In this transcription, I have preserved the punctuation of the plate, since “forgotten” can be, on that ground, read ambiguously, either referring to woe or the wretched (it anticipates “thoughts forgotten”) and because the full-stop, a rhetorical insistence on a pause of some substantial duration, shuts out the final clause from what precedes. The question itself could be heard as suggesting “they dwell here already with or within me,” or “Tell me where they dwell so that I can seek them out,” or “they cannot be said to suffer compared to me, so don’t try to answer the question.” In any case, if a reader plunges into Theotormon’s speech marching at a steady pace, they will soon find the ground beneath them shifting; the cadence of the first question differs radically from this last question, and the difference takes us into Theotormon’s feelings.
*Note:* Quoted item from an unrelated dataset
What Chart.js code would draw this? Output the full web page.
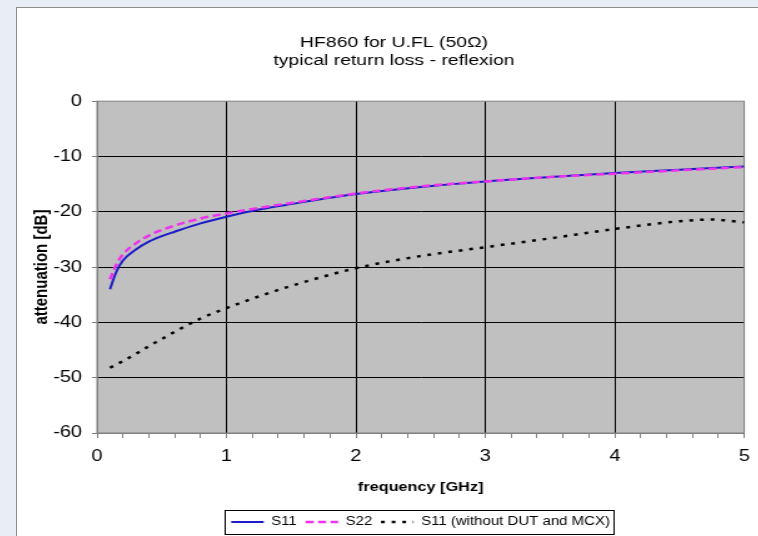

The sense depends on cadence, even as the cadence depends on sense, all at once; this is perhaps a crucial aspect of that “inwardly searching” poetry that we usually associate with Shakespeare, and against which Milton, the poet of exclusion, has been contrasted.

It’s not unusual for readers of Blake to feel that, in the sublimity of his simple bare lyrics, he possesses an apprehension of feeling that recalls Shakespeare in its simultaneous detachment and depth; it is felt also here, in Visions of the Daughters of Albion.